Brexit
#UKIP and 'The Bad Boys of #Brexit': George Cottrell pleads guilty
Pictured: Arron Banks (left) and George Cottrell
George Cottrell, former manager of Nigel Farage’s private office, was caught by American undercover agents offering to launder drugs money on the 'dark net'. Cottrell intended to retain the money and then blackmail the traffickers.

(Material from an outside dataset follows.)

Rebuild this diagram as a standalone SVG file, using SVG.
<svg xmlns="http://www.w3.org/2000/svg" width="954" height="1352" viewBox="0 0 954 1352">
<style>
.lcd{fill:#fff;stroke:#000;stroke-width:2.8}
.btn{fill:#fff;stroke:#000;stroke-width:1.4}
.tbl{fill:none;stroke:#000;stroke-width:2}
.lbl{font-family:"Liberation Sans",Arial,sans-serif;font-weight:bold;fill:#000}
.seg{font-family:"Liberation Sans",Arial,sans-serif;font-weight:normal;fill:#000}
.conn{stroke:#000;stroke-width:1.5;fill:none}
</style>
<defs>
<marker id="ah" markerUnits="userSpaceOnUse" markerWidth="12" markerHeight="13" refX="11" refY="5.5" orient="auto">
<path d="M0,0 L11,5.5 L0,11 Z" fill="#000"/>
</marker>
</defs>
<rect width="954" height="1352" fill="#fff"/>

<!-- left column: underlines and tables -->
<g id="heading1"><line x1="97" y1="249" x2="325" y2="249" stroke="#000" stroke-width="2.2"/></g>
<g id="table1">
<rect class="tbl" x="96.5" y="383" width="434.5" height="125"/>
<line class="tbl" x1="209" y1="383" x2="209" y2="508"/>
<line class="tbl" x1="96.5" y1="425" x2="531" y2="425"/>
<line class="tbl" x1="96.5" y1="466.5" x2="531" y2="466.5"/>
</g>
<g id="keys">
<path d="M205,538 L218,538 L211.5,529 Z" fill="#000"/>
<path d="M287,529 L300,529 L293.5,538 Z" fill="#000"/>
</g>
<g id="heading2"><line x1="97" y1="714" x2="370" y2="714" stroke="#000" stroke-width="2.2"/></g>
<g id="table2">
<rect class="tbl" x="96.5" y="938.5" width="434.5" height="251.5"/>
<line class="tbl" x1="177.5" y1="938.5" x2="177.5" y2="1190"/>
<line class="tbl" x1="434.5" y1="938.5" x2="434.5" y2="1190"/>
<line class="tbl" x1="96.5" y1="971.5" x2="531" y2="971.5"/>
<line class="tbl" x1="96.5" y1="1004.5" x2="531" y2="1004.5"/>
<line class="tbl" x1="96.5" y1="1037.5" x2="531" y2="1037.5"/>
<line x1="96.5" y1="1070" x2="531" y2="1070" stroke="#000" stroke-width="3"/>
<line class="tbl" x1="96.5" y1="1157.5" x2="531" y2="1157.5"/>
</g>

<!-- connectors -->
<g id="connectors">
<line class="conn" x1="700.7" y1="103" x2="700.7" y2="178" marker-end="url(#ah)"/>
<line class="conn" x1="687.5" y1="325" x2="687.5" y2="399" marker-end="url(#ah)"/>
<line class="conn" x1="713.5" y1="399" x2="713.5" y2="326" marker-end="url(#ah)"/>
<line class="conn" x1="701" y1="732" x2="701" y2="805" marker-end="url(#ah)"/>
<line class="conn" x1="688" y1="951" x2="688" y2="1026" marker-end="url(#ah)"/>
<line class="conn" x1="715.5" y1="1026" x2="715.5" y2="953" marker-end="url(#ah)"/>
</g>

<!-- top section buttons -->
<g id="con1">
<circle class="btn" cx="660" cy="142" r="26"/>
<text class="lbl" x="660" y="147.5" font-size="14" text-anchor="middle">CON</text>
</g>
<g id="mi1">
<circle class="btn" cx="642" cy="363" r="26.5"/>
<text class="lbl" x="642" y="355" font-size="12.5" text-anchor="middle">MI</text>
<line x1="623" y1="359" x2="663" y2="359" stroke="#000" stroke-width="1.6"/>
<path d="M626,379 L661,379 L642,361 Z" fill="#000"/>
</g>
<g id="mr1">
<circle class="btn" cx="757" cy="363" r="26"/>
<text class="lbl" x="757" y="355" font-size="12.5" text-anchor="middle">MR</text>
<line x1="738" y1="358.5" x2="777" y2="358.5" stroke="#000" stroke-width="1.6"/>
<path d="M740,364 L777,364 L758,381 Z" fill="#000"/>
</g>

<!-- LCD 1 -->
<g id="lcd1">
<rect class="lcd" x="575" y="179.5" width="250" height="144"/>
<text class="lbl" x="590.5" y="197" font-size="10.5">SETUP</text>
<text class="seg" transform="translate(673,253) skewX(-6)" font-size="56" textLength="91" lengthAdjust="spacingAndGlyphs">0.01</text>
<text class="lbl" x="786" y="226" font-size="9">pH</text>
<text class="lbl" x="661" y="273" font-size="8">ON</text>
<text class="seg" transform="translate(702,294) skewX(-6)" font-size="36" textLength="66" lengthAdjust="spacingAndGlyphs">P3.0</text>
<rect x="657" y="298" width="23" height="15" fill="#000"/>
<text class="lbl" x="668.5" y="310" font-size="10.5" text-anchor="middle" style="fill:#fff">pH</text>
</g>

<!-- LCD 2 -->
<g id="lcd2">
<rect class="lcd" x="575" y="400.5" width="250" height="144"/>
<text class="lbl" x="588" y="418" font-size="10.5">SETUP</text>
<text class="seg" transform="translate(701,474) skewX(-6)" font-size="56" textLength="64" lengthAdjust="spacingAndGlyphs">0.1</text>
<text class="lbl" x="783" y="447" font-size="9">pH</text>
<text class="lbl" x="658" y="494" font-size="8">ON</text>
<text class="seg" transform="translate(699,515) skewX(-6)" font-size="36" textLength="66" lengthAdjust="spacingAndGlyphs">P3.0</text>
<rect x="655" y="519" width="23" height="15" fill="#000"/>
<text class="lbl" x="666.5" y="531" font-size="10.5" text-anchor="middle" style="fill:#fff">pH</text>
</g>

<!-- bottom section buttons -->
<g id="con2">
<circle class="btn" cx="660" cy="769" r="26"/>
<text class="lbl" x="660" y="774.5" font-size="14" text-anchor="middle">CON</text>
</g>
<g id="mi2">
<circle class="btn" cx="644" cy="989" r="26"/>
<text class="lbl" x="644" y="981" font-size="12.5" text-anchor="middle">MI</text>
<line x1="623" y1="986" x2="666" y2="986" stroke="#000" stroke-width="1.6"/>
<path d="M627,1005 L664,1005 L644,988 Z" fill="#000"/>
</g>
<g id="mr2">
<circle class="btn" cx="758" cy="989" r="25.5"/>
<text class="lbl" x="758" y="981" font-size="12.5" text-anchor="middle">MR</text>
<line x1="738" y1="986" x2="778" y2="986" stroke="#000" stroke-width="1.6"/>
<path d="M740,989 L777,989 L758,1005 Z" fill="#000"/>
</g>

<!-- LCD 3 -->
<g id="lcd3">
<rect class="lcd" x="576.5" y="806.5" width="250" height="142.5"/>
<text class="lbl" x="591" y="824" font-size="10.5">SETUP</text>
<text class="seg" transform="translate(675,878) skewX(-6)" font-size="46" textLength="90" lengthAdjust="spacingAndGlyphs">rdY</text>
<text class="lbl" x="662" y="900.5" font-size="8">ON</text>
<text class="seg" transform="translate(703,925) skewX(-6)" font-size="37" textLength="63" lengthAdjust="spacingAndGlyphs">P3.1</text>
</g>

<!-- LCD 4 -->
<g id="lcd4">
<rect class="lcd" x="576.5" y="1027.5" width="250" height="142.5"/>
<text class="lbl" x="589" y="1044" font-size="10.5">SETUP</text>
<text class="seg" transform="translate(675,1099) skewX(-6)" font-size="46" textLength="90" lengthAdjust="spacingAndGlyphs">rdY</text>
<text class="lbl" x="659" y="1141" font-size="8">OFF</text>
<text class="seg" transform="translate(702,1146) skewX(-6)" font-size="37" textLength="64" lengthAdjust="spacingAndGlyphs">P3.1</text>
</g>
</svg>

He will be sentenced in March and could face up to 20 years in prison and a $250,000 fine.
The USA Today reported how Cottrell was arrested in Cleveland in July after attending the Republican National Convention in Cleveland with Nigel Farage; he was arrested by the FBI when he disembarked from a flight at Chicago Airport and denied bail.
In Arron Banks’ ghost-written 'laddish' account of the referendum, The Bad Boys of Brexit: Tales of Mischief, Mayhem & Guerrilla Warfare in the EU Referendum Campaign, he describes Cottrell as "‘Posh George’ - Nigel’s office fixer, posh to the point of caricature and wilfully abrasive, but extremely generous when it came to picking up the bar tab. Nephew of Lord Hesketh, Tory minister under Thatcher and John Major, who defected to UKIP.”
Cottrell initially faced several charges including money laundering, blackmail and wire fraud charges. In his plea agreement he explained how he proposed a service to criminals where they could avoid reporting requirements and disguise the proceeds of crime.
Tax transparency
UKIP has two members on the European Parliament’s PANA Committee into Money Laundering, Tax Avoidance and Tax Evasion, David Coburn and Raymond Finch. The MEPs have been critical of the EU’s efforts to place unco-operative jurisdictions such as Panama on a European blacklist, and have also been critical of whistleblower protection for journalists disclosing information on financial arrangements in the public interest.
Cottrell's activities show how criminals will try to find any weakness in the tax system of other countries to launder their ill-gotten gains. It remains to be seen if UKIP will take a more positive view of the EU's attempts to clean up the system. It is assumed that the UK will remain in the OECD, even if it leaves the EU in the next two years. Many of the measures proposed in Brussels are in line with the OECD's proposal for greater tax transparency.
UKIP has not yet issued a statement on Cottrell’s admission of guilt, but UKIP have already said they were unaware of Cottrell’s activities on the dark net.